Les avocats israéliens disent que les perspectives d’annulation de
l’interdiction d’entrée de Finkelstein sont maigres. Selon Ha’aretz la
cour n’intervient pas une fois que le Shin Bet a décidé que quelqu’un
représentait un risque sécuritaire. Les autorités d’immigration peuvent
empêcher des touristes d’entrer dans le pays sans même avoir à fournir la
moindre explication.
Un article de Ha’aretz a affirmé,
« Compte tenu de ses opinions inhabituelles et extrêmement critiques, l’on
ne peut écarter le soupçon que l’interdiction d’entrer en Israël était plus une
punition qu’une précaution. »
« Le Shin Bet affirme que Finkelstein
représente un risque sécuritaire. Mais il est plus raisonnable de supposer que
Finkelstein est persona non grata et que le Shin Bet dont l’influence a pris des
proportions alarmantes a saisi l’occasion de ses rencontres avec des
responsables du Hezbollah pour le punir », a poursuivi l’article
(soulignement ajouté).
Le fait d’attaquer un critique libéral
d’Israël reflète à quel point la situation est tenduecôté israélien.
Confronté à l’opprobre international et à la dissidence intérieure en raison de
son traitement brutal des Palestiniens et de son attitude belliqueuse envers
l’Iran, Israël recourt à ses forces de sécurité pour étouffer l’opposition et
pour sauvegarder l’hégémonie politique de l’élite financière et industrielle à
Tel-Aviv et à Washington.
Si la presse libérale israélienne a été
touchée au point d’exprimer une certaine inquiétude quant à la déportation de
Finkelstein, on ne peut en dire autant de la presse occidentale. La presse
américaine n’en a presque pas parlé. Le New York Times en particulier
n’a pas mentionné le refoulement de l’un des résidents new-yorkais les plus
connus.
En Grande-Bretagne, le Guardian en a
parlé, mais sans le traiter dans un éditorial ou un article dans la rubrique
« éditorial et opinion ». Il a publié par la suite deux lettres. La
première était de Dershowitz qui a consacré plus d’espace à justifier la
décision de refuser le poste de professeur titulaire à Finkelstein en raison de
son manque d’érudition et de professionnalisme qu’à s’opposer à l’interdiction
d’entrer en Israël.
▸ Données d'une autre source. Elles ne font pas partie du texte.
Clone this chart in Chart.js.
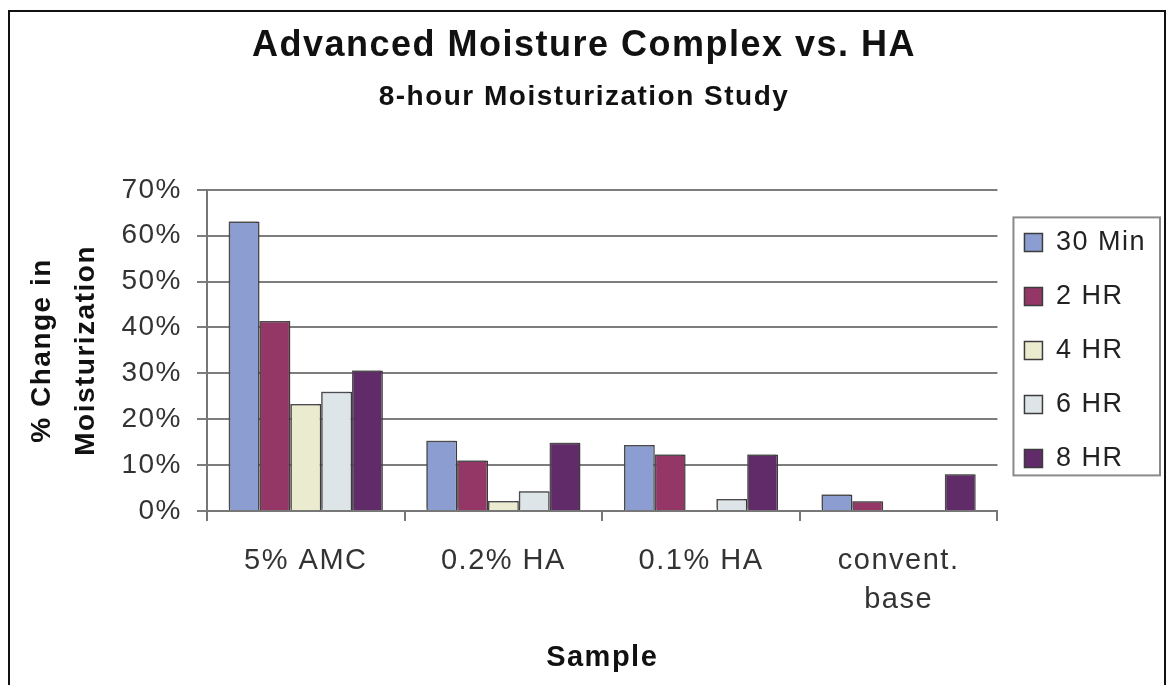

La seconde émanait du BICOM, le centre anglo-israélien de
communications et de recherche, qui a affirmé que la décision d’Israël était
tout à fait légitime.
Le silence de la presse libérale en dit long
sur son attitude à l’égard des droits démocratiques et de la liberté
d’expression. Le silence vaut consentement. Elle ne critique pas les actions
d’Israël parce qu’elle les soutient.